It’s hard to say goodbye, at least for me. I try my hardest to save a relationship, even if deep down I know that it is better for me to move on. I am currently in this situation and have been struggling writing about it and dealing with it in my life. It is new territory for me.
I had someone reenter my life whom I never expected would. We had hit it off late last summer but our personal circumstances were not good. We were both in a pretty shitty place, not with each other, but with our own lives. It ended before it had a chance to thrive. Our timing was off, way off. It was hard when it ended because our ending was confusing. Plus we got along famously, there was no big fight, or animosity. I always wondered what if?
Six months later we started talking again.
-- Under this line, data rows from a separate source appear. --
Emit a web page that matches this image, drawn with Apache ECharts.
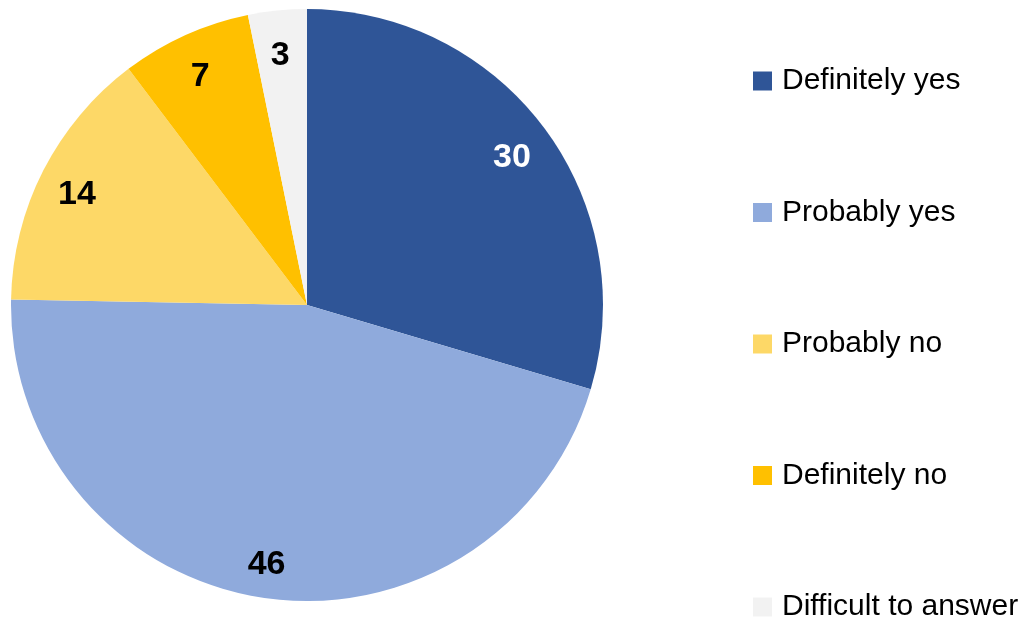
<!DOCTYPE html>
<html>
<head>
<meta charset="utf-8">
<script src="https://cdn.jsdelivr.net/npm/echarts@6/dist/echarts.min.js"></script>
<style>
html,body{margin:0;padding:0;background:#fff;}
#chart{width:1028px;height:619px;}
</style>
</head>
<body>
<div id="chart"></div>
<script>
const categories = ['Definitely yes', 'Probably yes', 'Probably no', 'Definitely no', 'Difficult to answer'];
const values = [29.6, 45.7, 14.4, 7.1, 3.2];
// rounded value labels printed on the slices
const valueLabels = ['30', '46', '14', '7', '3'];
const colors = ['#2F5597', '#8FAADC', '#FDD867', '#FFC000', '#F2F2F2'];
const labelColors = ['#FFFFFF', '#000000', '#000000', '#000000', '#000000'];

const chart = echarts.init(document.getElementById('chart'), null, {renderer: 'canvas'});

const pieData = categories.map((c, i) => ({name: c, value: values[i], itemStyle: {color: colors[i]}}));
const labelData = categories.map((c, i) => ({
  name: c, value: values[i],
  itemStyle: {color: 'rgba(0,0,0,0)'},
  label: {color: labelColors[i], formatter: valueLabels[i]}
}));

chart.setOption({
  animation: false,
  backgroundColor: '#ffffff',
  legend: {
    orient: 'vertical',
    left: 753,
    top: 66,
    height: 580,
    padding: 0,
    icon: 'rect',
    itemWidth: 19,
    itemHeight: 19,
    itemGap: 101.5,
    selectedMode: false,
    data: categories,
    textStyle: {
      fontFamily: '"Liberation Sans", Arial, sans-serif',
      fontSize: 30,
      color: '#000000',
      lineHeight: 30,
      padding: [0, 0, 0, 5]
    }
  },
  series: [
    {
      type: 'pie',
      center: [307, 305],
      radius: [0, 296],
      startAngle: 90,
      clockwise: true,
      silent: true,
      label: {show: false},
      labelLine: {show: false},
      itemStyle: {borderWidth: 0},
      data: pieData
    },
    {
      type: 'pie',
      center: [306, 311],
      radius: [212, 296],
      startAngle: 90,
      clockwise: true,
      silent: true,
      legendHoverLink: false,
      label: {
        show: true,
        position: 'inside',
        fontFamily: '"Liberation Sans Narrow", "Arial Narrow", "Liberation Sans", Arial, sans-serif',
        fontWeight: 'bold',
        fontSize: 34
      },
      labelLine: {show: false},
      itemStyle: {borderWidth: 0},
      data: labelData
    }
  ]
});
</script>
</body>
</html>
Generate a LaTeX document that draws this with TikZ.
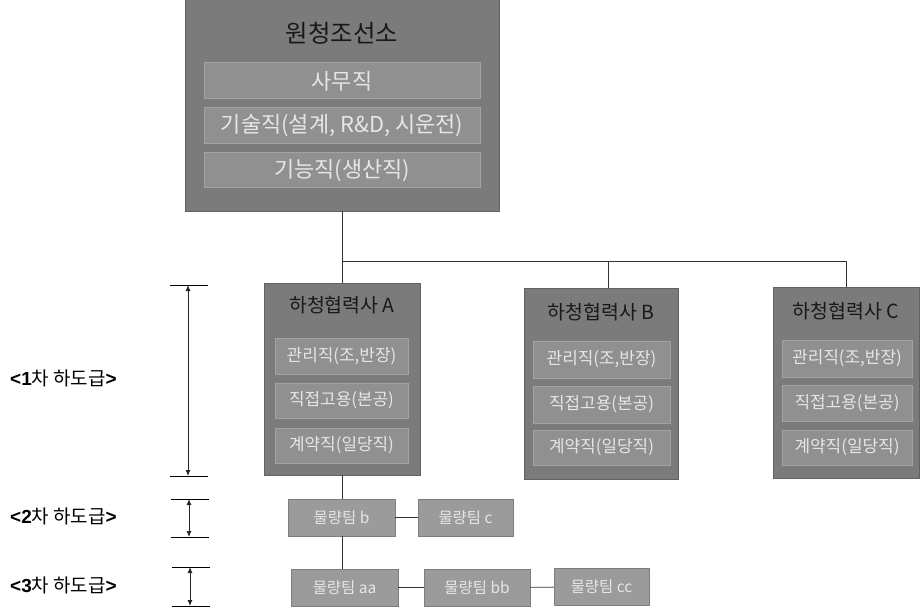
\documentclass[tikz,border=0pt]{standalone}
\usepackage{fontspec}
\setmainfont{Liberation Sans}
\newfontfamily\kr{Noto Sans CJK KR}
\newfontfamily\arl{Liberation Sans}
\usetikzlibrary{arrows.meta}
\definecolor{outerg}{HTML}{7B7B7B}
\definecolor{innerg}{HTML}{909090}
\definecolor{innerb}{HTML}{A3A3A3}
\definecolor{teamg}{HTML}{9B9B9B}
\definecolor{teamb}{HTML}{7E7E7E}
\definecolor{txtw}{HTML}{E6E6E6}
\tikzset{
  outerbox/.style={draw=outerg!80!black, line width=0.6bp, fill=outerg, rectangle, inner sep=0pt},
  innerbox/.style={draw=innerb, line width=1bp, fill=innerg, rectangle, inner sep=0pt, text=txtw, font=\kr\fontsize{#1}{#1}\selectfont},
  titletxt/.style={text=black!90, inner sep=0pt, font=\kr\fontsize{#1}{#1}\selectfont},
  teambox/.style={draw=teamb, line width=0.8bp, fill=teamg, rectangle, inner sep=0pt, minimum height=37bp, text=txtw, font=\kr\fontsize{15.5}{15.5}\selectfont},
  conn/.style={draw=black!80, line width=0.9bp},
  dimline/.style={draw=black, line width=0.9bp},
  dimarrow/.style={draw=black!85, line width=0.9bp, {Latex[length=6bp,width=5bp]}-{Latex[length=6bp,width=5bp]}},
  lvl/.style={anchor=west, inner sep=0pt, font=\fontsize{19}{19}\selectfont},
}
\begin{document}
\begin{tikzpicture}[x=1bp,y=-1bp]
\useasboundingbox (0,0) rectangle (921,609);
% top box
\node[outerbox, minimum width=314bp, minimum height=212bp] (top) at (342,105) {};
\node[titletxt=24.5] (toptitle) at (342,33) {원청조선소};
\node[innerbox=22, minimum width=276bp, minimum height=36bp] (t1) at (342,81) {사무직};
\node[innerbox=22, minimum width=276bp, minimum height=36bp] (t2) at (342,126) {기술직(설계, R\&D, 시운전)};
\node[innerbox=22, minimum width=276bp, minimum height=35bp] (t3) at (342,170.5) {기능직(생산직)};

% subcontractor A
\node[outerbox, minimum width=156bp, minimum height=192bp] (A) at (342,379) {};
\node[titletxt=19.5] (Atitle) at (342,305) {하청협력사 A};
\node[innerbox=17, minimum width=133bp, minimum height=36bp] (A1) at (341.5,356) {관리직(조,반장)};
\node[innerbox=17, minimum width=133bp, minimum height=35bp] (A2) at (341.5,400.5) {직접고용(본공)};
\node[innerbox=17, minimum width=133bp, minimum height=35bp] (A3) at (341.5,445.5) {계약직(일당직)};

% subcontractor B
\node[outerbox, minimum width=154bp, minimum height=191bp] (B) at (601,383.5) {};
\node[titletxt=19.5] (Btitle) at (601,312) {하청협력사 B};
\node[innerbox=17, minimum width=137bp, minimum height=37bp] (B1) at (601.5,359.5) {관리직(조,반장)};
\node[innerbox=17, minimum width=137bp, minimum height=37bp] (B2) at (601.5,404.5) {직접고용(본공)};
\node[innerbox=17, minimum width=137bp, minimum height=35bp] (B3) at (601.5,447.5) {계약직(일당직)};

% subcontractor C
\node[outerbox, minimum width=146bp, minimum height=191bp] (C) at (846,382.5) {};
\node[titletxt=19.5] (Ctitle) at (846,311) {하청협력사 C};
\node[innerbox=17, minimum width=130bp, minimum height=37bp] (C1) at (847,358.5) {관리직(조,반장)};
\node[innerbox=17, minimum width=130bp, minimum height=36bp] (C2) at (847,403) {직접고용(본공)};
\node[innerbox=17, minimum width=130bp, minimum height=35bp] (C3) at (847,447.5) {계약직(일당직)};

% teams
\node[teambox, minimum width=107bp] (tb) at (341.5,517.5) {물량팀 b};
\node[teambox, minimum width=95bp] (tc) at (465.5,517.5) {물량팀 c};
\node[teambox, minimum width=107bp] (taa) at (344.5,587.5) {물량팀 aa};
\node[teambox, minimum width=106bp] (tbb) at (477,587.5) {물량팀 bb};
\node[teambox, minimum width=95bp] (tcc) at (601.5,587) {물량팀 cc};

% connectors
\coordinate (hub) at (342,261);
\coordinate (hubB) at (608,261);
\coordinate (hubC) at (846,261);
\draw[conn] (top.south -| hub) -- (hub) -- (hubC);
\draw[conn] (hub) -- (A.north -| hub);
\draw[conn] (hubB) -- (B.north -| hubB);
\draw[conn] (hubC) -- (C.north -| hubC);
\draw[conn] (A.south -| hub) -- (tb.north -| hub);
\draw[conn] (tb) -- (tc);
\draw[conn] (tb.south -| hub) -- (taa.north -| hub);
\draw[conn] (taa) -- (tbb);
\draw[conn] (tbb) -- (tcc);

% level markers
\coordinate (d1a) at (170,285); \coordinate (d1b) at (208,285);
\coordinate (d1c) at (170,476); \coordinate (d1d) at (208,476);
\draw[dimline] (d1a) -- (d1b);
\draw[dimline] (d1c) -- (d1d);
\coordinate (a1t) at (188,285); \coordinate (a1b) at (188,476);
\draw[dimarrow] (a1t) -- (a1b);

\coordinate (d2a) at (171,499); \coordinate (d2b) at (209,499);
\coordinate (d2c) at (171,537); \coordinate (d2d) at (209,537);
\draw[dimline] (d2a) -- (d2b);
\draw[dimline] (d2c) -- (d2d);
\coordinate (a2t) at (189,499); \coordinate (a2b) at (189,537);
\draw[dimarrow] (a2t) -- (a2b);

\coordinate (d3a) at (172,567); \coordinate (d3b) at (210,567);
\coordinate (d3c) at (172,606); \coordinate (d3d) at (210,606);
\draw[dimline] (d3a) -- (d3b);
\draw[dimline] (d3c) -- (d3d);
\coordinate (a3t) at (190,567); \coordinate (a3b) at (190,606);
\draw[dimarrow] (a3t) -- (a3b);

\node[lvl] (l1) at (10,378) {\textbf{<1}{\kr 차 하도급}\textbf{>}};
\node[lvl] (l2) at (10,516) {\textbf{<2}{\kr 차 하도급}\textbf{>}};
\node[lvl] (l3) at (10,585) {\textbf{<3}{\kr 차 하도급}\textbf{>}};
\end{tikzpicture}
\end{document}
I was seeing someone when we did start communicating again, so I tread very carefully. The guy I was seeing is a great guy but he has been through a lot and time and distance have not been on our side. The guy who came back into my life has come back full force. We are extremely compatible and as busy as his life is and mine, we make time and we are enjoying that time together. I have never laughed so much in my life with anyone. I said that when I wrote about him in the past and that has not changed. We are mentally and physically attracted to each other, always were. We picked up again as if we never closed our first, brief chapter, just this time our story is better, much better.
Saying goodbye to the other guy is something I still need to do. We haven’t seen each other in weeks but we still talk, although our conversations are now few and far between, sort of perfunctory. He still wants to give us a chance but needs time to sort some things out. But I no longer want to wait. I have done all I can do to keep us going but I want someone who is present and physically there. I never expected that my new/old guy would be the one by my side. Sounds confusing? It is, was, but clarity has set in and I know what I want and need to do, say goodbye to one. The time has just not been right to do so and I am not one to do it by text or phone (cowardly), but phone may be my only choice. It breaks my heart because I thought we had potential too. Two great guys at the same time – never would I have ever thought I would have this dilemma. But the relationship I am in right now with new/old guy is real and it is good and he is who I want. Also, we agreed that we will not be seeing other people because we want to see where this goes.
Goodbyes are not always final and sometimes they are. For me what I thought was a goodbye last summer, turned out to be just a temporary hiatus. More of a hey, I’ll see ya later. But it will most likely be a permanent goodbye with the other guy. And as happy as I am in my new/old relationship, it still hurts, but I know in my heart it is what I need to do.